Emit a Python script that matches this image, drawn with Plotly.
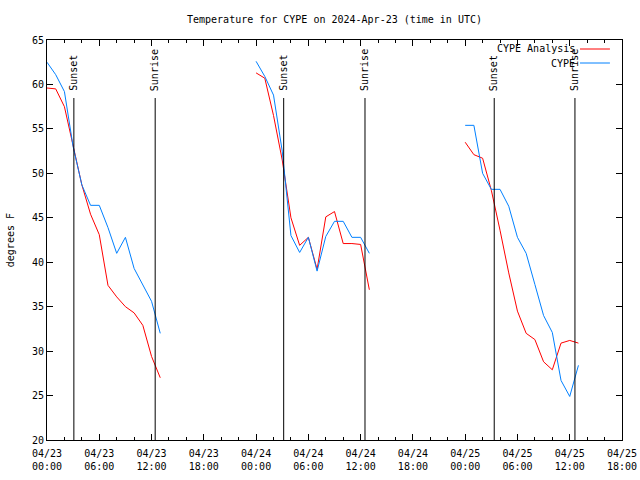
import plotly.graph_objects as go
import pandas as pd

# ---- data ----
title_text = "Temperature for CYPE on 2024-Apr-23 (time in UTC)"
day_starts = ["2024-04-23 00:00", "2024-04-24 00:00", "2024-04-25 00:00"]
hour_offsets = [0, 1, 2, 3, 4, 5, 6, 7, 8, 9, 10, 11, 12, 13]

analysis_day1 = [59.6, 59.5, 57.5, 53.2, 48.7, 45.4, 43.1, 37.4, 36.1, 35.0, 34.3, 32.9, 29.4, 27.0]
analysis_day2 = [61.3, 60.7, 56.5, 51.5, 45.0, 41.9, 42.8, 39.2, 45.1, 45.7, 42.1, 42.1, 42.0, 36.9]
analysis_day3 = [53.5, 52.1, 51.7, 48.1, 43.6, 38.8, 34.5, 32.0, 31.3, 28.8, 27.9, 30.9, 31.2, 30.9]

obs_day1 = [62.5, 61.1, 59.2, 53.0, 48.7, 46.4, 46.4, 43.9, 41.0, 42.8, 39.3, 37.4, 35.6, 32.0]
obs_day2 = [62.6, 60.9, 58.8, 52.5, 43.0, 41.1, 42.8, 39.0, 42.9, 44.6, 44.6, 42.8, 42.8, 41.0]
obs_day3 = [55.4, 55.4, 50.0, 48.2, 48.2, 46.3, 42.8, 41.0, 37.5, 34.0, 32.1, 26.7, 24.9, 28.4]

sunset_times = ["2024-04-23 03:05", "2024-04-24 03:10", "2024-04-25 03:20"]
sunrise_times = ["2024-04-23 12:25", "2024-04-24 12:30", "2024-04-25 12:36"]

tick_times = ["2024-04-23 00:00", "2024-04-23 06:00", "2024-04-23 12:00", "2024-04-23 18:00",
              "2024-04-24 00:00", "2024-04-24 06:00", "2024-04-24 12:00", "2024-04-24 18:00",
              "2024-04-25 00:00", "2024-04-25 06:00", "2024-04-25 12:00", "2024-04-25 18:00"]
tick_labels = ["04/23<br>00:00", "04/23<br>06:00", "04/23<br>12:00", "04/23<br>18:00",
               "04/24<br>00:00", "04/24<br>06:00", "04/24<br>12:00", "04/24<br>18:00",
               "04/25<br>00:00", "04/25<br>06:00", "04/25<br>12:00", "04/25<br>18:00"]

series_names = ["CYPE Analysis", "CYPE"]
series_colors = ["#ff0000", "#0080ff"]

# ---- build ----
def join_days(day_lists):
    xs, ys = [], []
    for start, vals in zip(day_starts, day_lists):
        t0 = pd.Timestamp(start)
        for h, v in zip(hour_offsets, vals):
            xs.append(t0 + pd.Timedelta(hours=h))
            ys.append(v)
        xs.append(None)
        ys.append(None)
    return xs, ys

FONT = "DejaVu Sans Mono"
fig = go.Figure()
for name, color, days in [(series_names[0], series_colors[0], [analysis_day1, analysis_day2, analysis_day3]),
                          (series_names[1], series_colors[1], [obs_day1, obs_day2, obs_day3])]:
    xs, ys = join_days(days)
    fig.add_trace(go.Scatter(x=xs, y=ys, mode="lines", name=name,
                             line=dict(color=color, width=1), showlegend=False,
                             connectgaps=False))

shapes = []
annotations = []
for lab, times in [("Sunset", sunset_times), ("Sunrise", sunrise_times)]:
    for t in times:
        shapes.append(dict(type="line", xref="x", yref="paper", x0=t, x1=t, y0=0, y1=0.855,
                           line=dict(color="black", width=1)))
        annotations.append(dict(text=lab, x=t, xref="x", y=0.8675, yref="paper",
                                xanchor="center", yanchor="bottom", textangle=-90,
                                showarrow=False, font=dict(family=FONT, size=10, color="black")))

# legend (gnuplot style: text right, sample after)
leg_y = [0.9775, 0.9425]
for name, color, yy in zip(series_names, series_colors, leg_y):
    annotations.append(dict(text=name, x=0.9217, y=yy, xref="paper", yref="paper",
                            xanchor="right", yanchor="middle", showarrow=False,
                            font=dict(family=FONT, size=10, color="black")))
    shapes.append(dict(type="line", xref="paper", yref="paper", x0=0.927, x1=0.979,
                       y0=yy, y1=yy, line=dict(color=color, width=1)))

annotations.append(dict(text="degrees F", x=-0.064, y=0.5, xref="paper", yref="paper",
                        textangle=-90, showarrow=False, xanchor="center", yanchor="middle",
                        font=dict(family=FONT, size=10, color="black")))

fig.update_layout(
    width=640, height=480,
    margin=dict(l=47, r=18, t=40, b=40, autoexpand=False),
    paper_bgcolor="white", plot_bgcolor="white",
    font=dict(family=FONT, size=10, color="black"),
    title=dict(text=title_text, x=0.5, xref="paper", y=1 - 19 / 480, yref="container",
               xanchor="center", yanchor="middle", font=dict(family=FONT, size=10, color="black")),
    shapes=shapes, annotations=annotations,
)
fig.update_xaxes(type="date", range=[tick_times[0], tick_times[-1]],
                 tickmode="array", tickvals=tick_times, ticktext=tick_labels,
                 ticks="inside", ticklen=6, tickcolor="black", ticklabelstandoff=4,
                 showline=True, linecolor="black", linewidth=1, mirror="allticks",
                 showgrid=False, zeroline=False, automargin=False,
                 minor=dict(tickmode="linear", tick0=tick_times[0], dtick=2 * 3600 * 1000,
                            ticks="inside", ticklen=3, tickcolor="black", showgrid=False),
                 tickfont=dict(family=FONT, size=10, color="black"))
fig.update_yaxes(range=[20, 65], tickmode="linear", tick0=20, dtick=5,
                 ticks="inside", ticklen=6, tickcolor="black",
                 showline=True, linecolor="black", linewidth=1, mirror="allticks",
                 showgrid=False, zeroline=False, automargin=False,
                 tickfont=dict(family=FONT, size=10, color="black"))

fig.write_html("out.html", config={"displayModeBar": False},
               post_script="document.body.style.margin='0';")
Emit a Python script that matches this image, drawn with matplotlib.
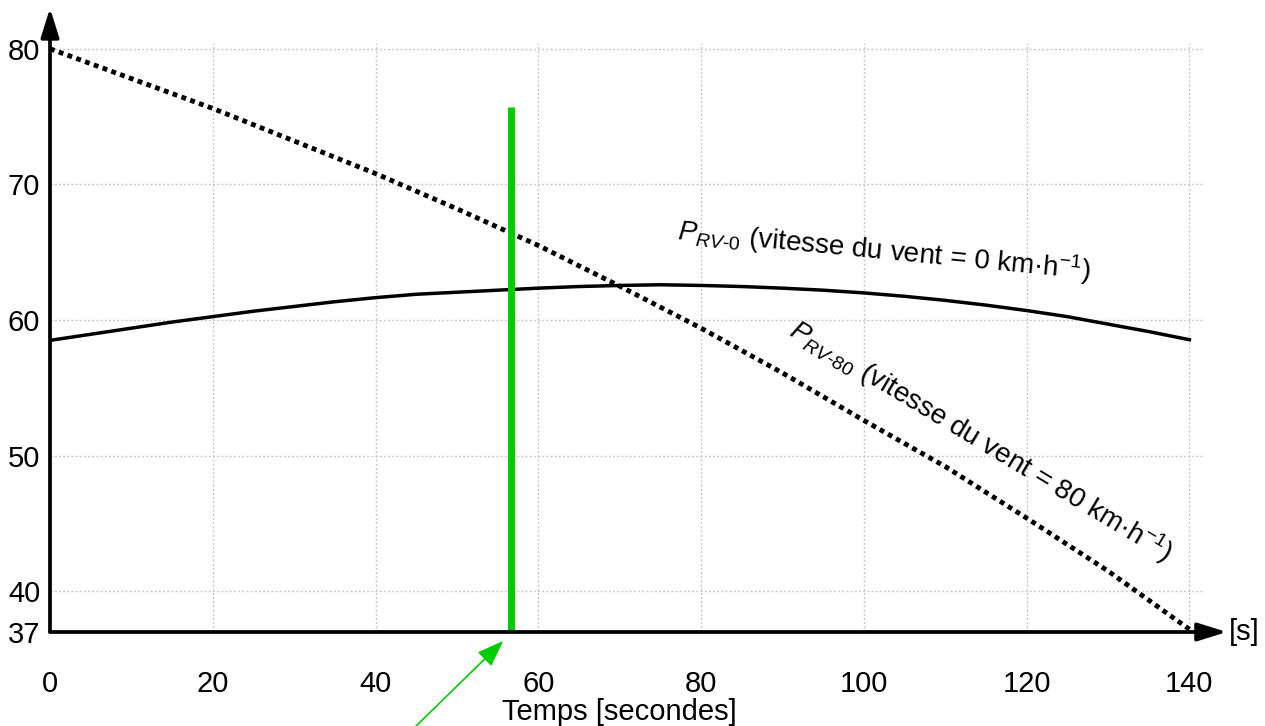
import matplotlib
matplotlib.use("Agg")
import matplotlib.pyplot as plt

plt.rcParams['font.family'] = ['Liberation Sans', 'DejaVu Sans']
plt.rcParams['mathtext.fontset'] = 'custom'
plt.rcParams['mathtext.rm'] = 'Liberation Sans'
plt.rcParams['mathtext.it'] = 'Liberation Sans:italic'
plt.rcParams['mathtext.bf'] = 'Liberation Sans:bold'

# données
temps = [0, 5, 10, 15, 20, 25, 30, 35, 40, 45, 50, 55, 60, 65, 70, 75, 80, 85,
         90, 95, 100, 105, 110, 115, 120, 125, 130, 135, 140]
p_rv0 = [58.5, 58.95, 59.4, 59.85, 60.25, 60.65, 61.0, 61.35, 61.65, 61.9,
         62.05, 62.2, 62.35, 62.47, 62.55, 62.6, 62.55, 62.47, 62.35, 62.2,
         62.0, 61.75, 61.45, 61.1, 60.7, 60.25, 59.7, 59.15, 58.55]
temps80 = [0, 10, 20, 30, 40, 50, 60, 70, 80, 90, 100, 110, 120, 130, 140]
p_rv80 = [80.0, 77.8, 75.6, 73.2, 70.8, 68.2, 65.5, 62.5, 59.4, 56.1,
          52.6, 49.2, 45.4, 41.5, 37.2]
t_marque = 56.6
p_marque = 75.7
xticks = [0, 20, 40, 60, 80, 100, 120, 140]
yticks = [37, 40, 50, 60, 70, 80]
grille_y = [40, 50, 60, 70, 80]

fig = plt.figure(figsize=(12.65, 7.26), dpi=100)
ax = fig.add_axes([50 / 1265, (726 - 632) / 726, 1176 / 1265, 628 / 726])
ax.set_xlim(0, 144.5)
ax.set_ylim(37, 83.3)
for s in ax.spines.values():
    s.set_visible(False)

# grille pointillée
gris = '#c8c8c8'
ax.vlines(xticks[1:], 37, 80.4, colors=gris, linestyles=(0, (1.5, 1.5)), lw=1, zorder=1)
ax.hlines(grille_y, 0, 141.5, colors=gris, linestyles=(0, (1.5, 1.5)), lw=1, zorder=1)

# axes avec flèches
fl = dict(arrowstyle='-|>,head_length=0.8,head_width=0.25', lw=2.7, color='k',
          mutation_scale=22, shrinkA=0, shrinkB=0)
ax.annotate('', xy=(0, 83.0), xytext=(0, 37), arrowprops=fl, annotation_clip=False, zorder=5)
ax.annotate('', xy=(144.6, 37), xytext=(0, 37), arrowprops=fl, annotation_clip=False, zorder=5)

ax.set_xticks(xticks)
ax.set_yticks(yticks)
ax.tick_params(axis='both', length=0, labelsize=21)
ax.tick_params(axis='x', pad=27)
ax.tick_params(axis='y', pad=7)

# courbes
ax.plot(temps, p_rv0, color='k', lw=2.5, zorder=3)
l80, = ax.plot(temps80, p_rv80, color='k', lw=3.5, zorder=3)
l80.set_dashes((1.0, 0.92))

ax.plot([t_marque, t_marque], [37, p_marque], color='#00cc00', lw=5,
        solid_capstyle='butt', zorder=4)
ax.annotate('', xy=(55.7, 36.35), xycoords='data', xytext=(412, -4),
            textcoords='figure pixels',
            arrowprops=dict(arrowstyle='-|>,head_length=1.1,head_width=0.4',
                            color='#00cc00', lw=1.2, mutation_scale=15,
                            shrinkA=0, shrinkB=0),
            annotation_clip=False)

ax.text(77.0, 65.9, r"$P_{RV\text{-}0}$ (vitesse du vent = 0 km·$\mathregular{h^{-1}}$)",
        fontsize=20, rotation=-5.5, rotation_mode='anchor', ha='left', va='baseline')
ax.text(90.6, 58.9, r"$P_{RV\text{-}80}$ (vitesse du vent = 80 km·$\mathregular{h^{-1}}$)",
        fontsize=20, rotation=-31, rotation_mode='anchor', ha='left', va='baseline')

ax.text(144.8, 37, '[s]', fontsize=21, ha='left', va='center')
ax.text(70, -0.127, 'Temps [secondes]', fontsize=21, ha='center', va='center',
        transform=ax.get_xaxis_transform())

fig.savefig('out.png', dpi=100)
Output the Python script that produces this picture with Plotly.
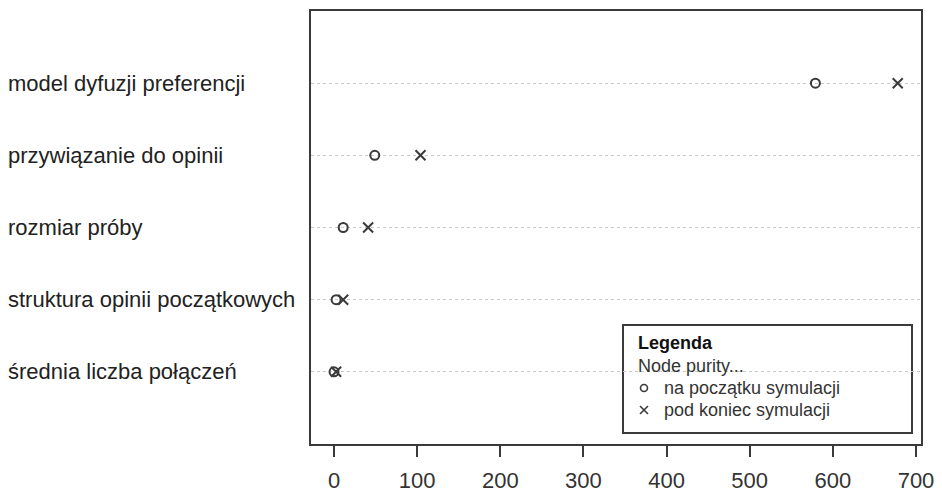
import plotly.graph_objects as go

categories = ["model dyfuzji preferencji", "przywiązanie do opinii", "rozmiar próby",
              "struktura opinii początkowych", "średnia liczba połączeń"]
row_pos = [5, 4, 3, 2, 1]
start_vals = [579, 49, 11, 2.5, 0]
end_vals = [678, 104, 41, 11, 2.5]
x_ticks = [0, 100, 200, 300, 400, 500, 600, 700]
legend_title = "Legenda"
legend_subtitle = "Node purity..."
start_name = "na początku symulacji"
end_name = "pod koniec symulacji"

FONT = "Liberation Sans, Arial, sans-serif"
DARK = "#3a3a3a"

# plot area in screen pixels (page has an 8px body margin)
PL, PR, PT, PB = 311, 921, 11, 444
PW, PH = PR - PL, PB - PT


def px(x):
    return (x - PL) / PW


def py(y):
    return (PB - y) / PH


circle_marker = dict(symbol="circle-open", size=9, color=DARK, line=dict(width=2, color=DARK))
x_marker = dict(symbol="x-thin-open", size=10, color=DARK, line=dict(width=2, color=DARK))

fig = go.Figure()
fig.add_trace(go.Scatter(x=start_vals, y=row_pos, mode="markers", name=start_name,
                         marker=circle_marker, showlegend=False))
fig.add_trace(go.Scatter(x=end_vals, y=row_pos, mode="markers", name=end_name,
                         marker=x_marker, showlegend=False))

# category labels
for cat, y in zip(categories, row_pos):
    fig.add_annotation(text=cat, xref="paper", yref="y", x=px(6), y=y,
                       xanchor="left", yanchor="middle", showarrow=False,
                       font=dict(family=FONT, size=22, color="#222222"))

# manual legend box
fig.add_shape(type="rect", xref="paper", yref="paper",
              x0=px(623), x1=px(912), y0=py(433), y1=py(325),
              line=dict(color=DARK, width=2), fillcolor="white", layer="between")
leg_font = dict(family=FONT, size=18, color="#333333")
fig.add_annotation(text="<b>" + legend_title + "</b>", xref="paper", yref="paper",
                   x=px(636), y=py(343), xanchor="left", yanchor="middle", showarrow=False,
                   font=dict(family=FONT, size=18, color="#111111"))
fig.add_annotation(text=legend_subtitle, xref="paper", yref="paper",
                   x=px(636), y=py(366), xanchor="left", yanchor="middle", showarrow=False,
                   font=leg_font)
fig.add_annotation(text=start_name, xref="paper", yref="paper",
                   x=px(662), y=py(388), xanchor="left", yanchor="middle", showarrow=False,
                   font=leg_font)
fig.add_annotation(text=end_name, xref="paper", yref="paper",
                   x=px(662), y=py(410), xanchor="left", yanchor="middle", showarrow=False,
                   font=leg_font)
fig.add_trace(go.Scatter(x=[px(644)], y=[py(388)], xaxis="x2", yaxis="y2", mode="markers",
                         marker=dict(symbol="circle-open", size=7, color=DARK,
                                     line=dict(width=1.6, color=DARK)),
                         showlegend=False, hoverinfo="skip"))
fig.add_trace(go.Scatter(x=[px(644)], y=[py(410)], xaxis="x2", yaxis="y2", mode="markers",
                         marker=dict(symbol="x-thin-open", size=8, color=DARK,
                                     line=dict(width=1.6, color=DARK)),
                         showlegend=False, hoverinfo="skip"))

fig.update_layout(
    width=934, height=484,
    margin=dict(l=PL - 8, r=942 - PR, t=PT - 8, b=492 - PB),
    paper_bgcolor="white", plot_bgcolor="white",
    font=dict(family=FONT, color="#222222"),
    showlegend=False,
    xaxis=dict(
        range=[-27.7, 706], tickvals=x_ticks, ticktext=[str(t) for t in x_ticks],
        showgrid=False, zeroline=False, showline=True, linecolor=DARK, linewidth=2,
        mirror=True, ticks="outside", ticklen=11, tickwidth=2, tickcolor=DARK,
        tickfont=dict(family=FONT, size=22, color="#333333"), ticklabelstandoff=5,
        automargin=False,
    ),
    yaxis=dict(
        range=[0, 6], tickvals=row_pos, showticklabels=False,
        showgrid=True, gridcolor="#c8c8c8", griddash="dot", gridwidth=1,
        zeroline=False, showline=True, linecolor=DARK, linewidth=2, mirror=True,
        ticks="", automargin=False,
    ),
    xaxis2=dict(range=[0, 1], overlaying="x", visible=False, fixedrange=True),
    yaxis2=dict(range=[0, 1], overlaying="y", visible=False, fixedrange=True),
)

fig.write_html("out.html")
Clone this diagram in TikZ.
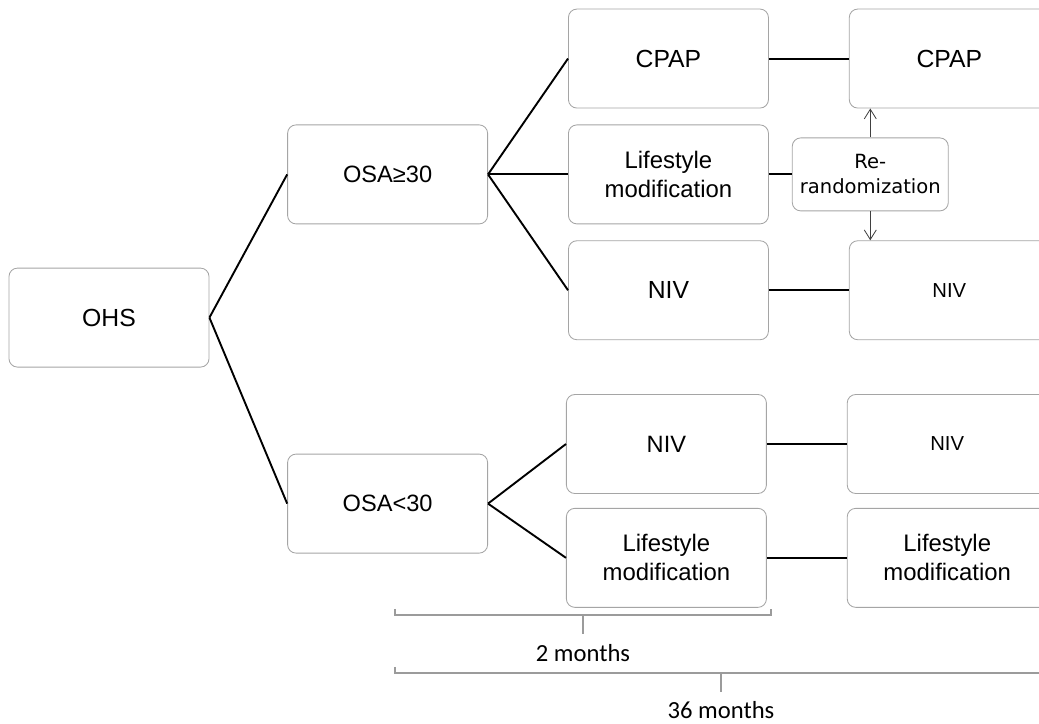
\documentclass[tikz,border=0pt]{standalone}
\usepackage{fontspec}
\setmainfont{Liberation Sans}
\newfontfamily\rrfont{DejaVu Sans}
\newfontfamily\monthsfont{Carlito}
\usetikzlibrary{arrows.meta,positioning}
\definecolor{boxgray}{RGB}{165,165,165}
\definecolor{bracegray}{RGB}{155,155,155}

\begin{document}
\begin{tikzpicture}[
    node distance=0.4cm and 2cm,
    box/.style={rectangle, draw=boxgray, fill=white, rounded corners=6pt,
                minimum width=5cm, minimum height=2.475cm, align=center,
                line width=0.6pt, font=\fontsize{17}{20.5}\selectfont},
    bigtxt/.style={font=\fontsize{17.6}{21}\selectfont},
    midtxt/.style={font=\fontsize{16.8}{20}\selectfont},
    smalltxt/.style={font=\fontsize{14.4}{18}\selectfont},
    rrbox/.style={box, minimum width=3.9cm, minimum height=1.825cm,
                  font=\rrfont\fontsize{13.9}{17.8}\selectfont},
    link/.style={line width=1.35pt, black},
    arr/.style={-{Straight Barb[length=2.4mm, width=3mm]}, line width=0.6pt, black!75},
    brace/.style={line width=2pt, bracegray},
    months/.style={font=\monthsfont\fontsize{17.5}{20}\selectfont}
]
\clip (0,0) rectangle (25.975,-18.1);

% Column 1 and 2
\node[box, bigtxt] (ohs) at (2.725,-7.94) {OHS};
\node[box, midtxt] (osahi) at (9.69,-4.36) {OSA≥30};
\node[box, midtxt] (osalo) at (9.69,-12.59) {OSA<30};

% Column 3: two months
\node[box, right=2cm of osahi] (lifehi) {Lifestyle\\modification};
\node[box, bigtxt, above=of lifehi] (cpap) {CPAP};
\node[box, bigtxt, below=of lifehi] (nivhi) {NIV};
\node[box, midtxt] (nivlo) at (16.66,-11.1) {NIV};
\node[box, below=0.35cm of nivlo] (lifelo) {Lifestyle\\modification};

% Column 4: thirty-six months
\node[box, bigtxt, right=of cpap] (cpapend) {CPAP};
\node[box, smalltxt, right=of nivhi] (nivhiend) {NIV};
\node[box, smalltxt, right=of nivlo] (nivloend) {NIV};
\node[box, right=of lifelo] (lifeloend) {Lifestyle\\modification};
\node[rrbox, right=0.575cm of lifehi] (rerand) {Re-\\randomization};

% Links
\draw[link] (ohs.east) -- (osahi.west);
\draw[link] (ohs.east) -- (osalo.west);
\draw[link] (osahi.east) -- (cpap.west);
\draw[link] (osahi.east) -- (lifehi.west);
\draw[link] (osahi.east) -- (nivhi.west);
\draw[link] (osalo.east) -- (nivlo.west);
\draw[link] (osalo.east) -- (lifelo.west);
\draw[link] (cpap) -- (cpapend);
\draw[link] (lifehi) -- (rerand);
\draw[link] (nivhi) -- (nivhiend);
\draw[link] (nivlo) -- (nivloend);
\draw[link] (lifelo) -- (lifeloend);

% Re-randomization arrows
\draw[arr] (rerand.north) -- (rerand.north |- cpapend.south);
\draw[arr] (rerand.south) -- (rerand.south |- nivhiend.north);

% Time spans
\node[months] (twomonths) at (14.575,-16.33) {2 months};
\node[months] (allmonths) at (18.025,-17.75) {36 months};
\draw[brace] (9.875,-15.22) -- (9.875,-15.375) -- (19.275,-15.375) -- (19.275,-15.22);
\draw[brace] (twomonths.north |- 0,-15.375) -- ++(0,-0.47);
\draw[brace] (9.875,-16.67) -- (9.875,-16.825) -- (26.175,-16.825) -- (26.175,-16.67);
\draw[brace] (allmonths.north |- 0,-16.825) -- ++(0,-0.47);
\end{tikzpicture}
\end{document}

What the task asks: Among the entries above, take the lines from the one with "Clone this diagram in TikZ." through the one with "right=0.575cm of lifehi]" and retype them exactly, leaving out the pictures.

Written answer:
Clone this diagram in TikZ.
\documentclass[tikz,border=0pt]{standalone}
\usepackage{fontspec}
\setmainfont{Liberation Sans}
\newfontfamily\rrfont{DejaVu Sans}
\newfontfamily\monthsfont{Carlito}
\usetikzlibrary{arrows.meta,positioning}
\definecolor{boxgray}{RGB}{165,165,165}
\definecolor{bracegray}{RGB}{155,155,155}

\begin{document}
\begin{tikzpicture}[
    node distance=0.4cm and 2cm,
    box/.style={rectangle, draw=boxgray, fill=white, rounded corners=6pt,
                minimum width=5cm, minimum height=2.475cm, align=center,
                line width=0.6pt, font=\fontsize{17}{20.5}\selectfont},
    bigtxt/.style={font=\fontsize{17.6}{21}\selectfont},
    midtxt/.style={font=\fontsize{16.8}{20}\selectfont},
    smalltxt/.style={font=\fontsize{14.4}{18}\selectfont},
    rrbox/.style={box, minimum width=3.9cm, minimum height=1.825cm,
                  font=\rrfont\fontsize{13.9}{17.8}\selectfont},
    link/.style={line width=1.35pt, black},
    arr/.style={-{Straight Barb[length=2.4mm, width=3mm]}, line width=0.6pt, black!75},
    brace/.style={line width=2pt, bracegray},
    months/.style={font=\monthsfont\fontsize{17.5}{20}\selectfont}
]
\clip (0,0) rectangle (25.975,-18.1);

% Column 1 and 2
\node[box, bigtxt] (ohs) at (2.725,-7.94) {OHS};
\node[box, midtxt] (osahi) at (9.69,-4.36) {OSA≥30};
\node[box, midtxt] (osalo) at (9.69,-12.59) {OSA<30};

% Column 3: two months
\node[box, right=2cm of osahi] (lifehi) {Lifestyle\\modification};
\node[box, bigtxt, above=of lifehi] (cpap) {CPAP};
\node[box, bigtxt, below=of lifehi] (nivhi) {NIV};
\node[box, midtxt] (nivlo) at (16.66,-11.1) {NIV};
\node[box, below=0.35cm of nivlo] (lifelo) {Lifestyle\\modification};

% Column 4: thirty-six months
\node[box, bigtxt, right=of cpap] (cpapend) {CPAP};
\node[box, smalltxt, right=of nivhi] (nivhiend) {NIV};
\node[box, smalltxt, right=of nivlo] (nivloend) {NIV};
\node[box, right=of lifelo] (lifeloend) {Lifestyle\\modification};
\node[rrbox, right=0.575cm of lifehi] (rerand) {Re-\\randomization};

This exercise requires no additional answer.